Werner Jeker, quarante ans plus tard

Récemment, je me suis retrouvé dans une librairie de musée qui contenait exactement le même petit carnet de croquis que celui qui trône dans ma bibliothèque depuis 1988. C’était l’exacte édition publiée à l’occasion d’une exposition à la Kunstmuseum de Soleure en 1987. Quarante ans plus tard, Werner Jeker était là, dans cette petite exposition retrospective, et moi aussi, mais quelque chose d’indéfinissable avait basculé dans cette géométrie temporelle.
Étudiant en graphisme à l’époque, j’avais acquis ce carnet lors d’une exposition qui avait pris place dans mon école, quand Jeker représentait pour nous cette figure mythique du design suisse, celui qui maîtrisait l’affiche culturelle avec une élégance que nous espérions tous un jour approcher. Dans mes tiroirs de jeune graphiste, ce carnet était devenu une référence, un talisman presque. Je le montre encore parfois à mes étudiants, ces pages jaunies qui portent en elles tout le geste de la création graphique.
Mais aujourd’hui, debout devant ces mêmes croquis, j’ai ressenti cette étrange mélancolie qui accompagne les retrouvailles avec soi-même. Pas les croquis, ils demeurent d’une justesse parfaite, intacts dans leur errance de la recherche graphique. C’est moi qui avais bougé, qui avais dérivé loin de cette admiration première, quarante ans de trajectoire professionnelle, de révolutions technologiques, de rencontres, de bifurcations forcées, de choix, de questionnements sur ce métier qui n’arrête pas de se réinventer devant nos yeux. Là, sur ce chemin, le temps soudainement retrouvé m’a rappelé que je n’ai jamais oublié d’où je viens.
En 1988, Jeker avait dit quelque chose de marquant dans une interview que j’ai retrouvée : « Dire à un graphiste qu’il n’est rien sans un ordinateur, c’est comme dire à un musicien qu’il n’est rien sans un orgue électronique! » Avec un scepticisme compréhensible pour l’époque, il parlait déjà de cette transformation qui commençait à bouleverser notre discipline, nous qui découvrions les premiers Macintosh avec cette excitation mêlée d’appréhension qui accompagne tous les grands basculements. Cette phrase résonnait comme un avertissement autant qu’une promesse, et aujourd’hui elle me revient avec la force troublante des prédictions qui ne se sont jamais vraiment réalisées.

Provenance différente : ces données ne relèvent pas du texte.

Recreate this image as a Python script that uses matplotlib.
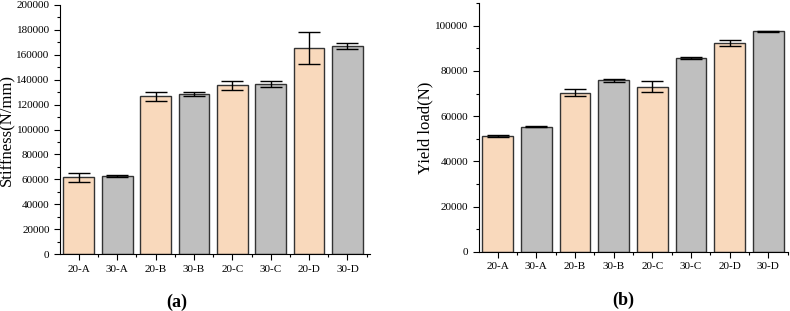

Toutefois, là où Jeker pourrait donner encore à réfléchir est dans le fait que sans l’ordinateur qu’il maîtrise souvent peu, un graphiste ne sait plus en être un. En d’autres termes, je pose la question: que sont devenus nos fondamentaux?
Car nous vivons maintenant une mutation bien plus radicale encore. L’intelligence artificielle transforme notre relation aux outils de création d’une manière que nous peinons encore à saisir. Contrairement à la révolution informatique des années 80-90 qui était tangible, visible, avec des machines qui prenaient de la place sur nos bureaux, celle-ci avance comme un feu de brousse invisible, diffus, transformant le paysage sans qu’on le voie vraiment.
Le technologue que je suis devenu, contrairement à Jeker qui est resté fidèle à ses fondamentaux graphiques, observe cette évolution avec une fascination mêlée d’une inquiétude sourde. La plupart des professionnels que je côtoie traitent encore l’IA comme un moteur de recherche sophistiqué, sans mesurer que le paradigme glisse sous leurs pieds, que quelque chose d’essentiel se redéfinit dans l’acte même de créer et de produire.
Ce carnet de croquis, témoin silencieux de ces quatre décennies, me rappelle pourtant quelque chose d’essentiel qui me console et m’apaise. Les outils changent, les révolutions se succèdent avec une accélération vertigineuse, mais ce qui nous constitue comme créateurs, à savoir cette capacité à observer, synthétiser, traduire un sentiment en forme, demeure. Jeker concevait sans informatique en 1988, et ses croquis parlent encore aujourd’hui, pas parce qu’ils ont résisté au temps, mais parce qu’ils portent en eux cette intelligence du geste juste qui transcende les époques et les supports.
La question n’est plus de se demander (encore) si nous serons remplacés par les machines, mais comment nous continuerons à nourrir cette part irremplaçable de notre humanité créatrice, comment transmettre aux nouvelles générations non pas seulement la maîtrise des outils qui changent sans cesse, mais cette capacité fondamentale à apprendre, à s’adapter, à garder vivace cette curiosité qui fait qu’un simple croquis traverse les décennies comme un message dans une bouteille.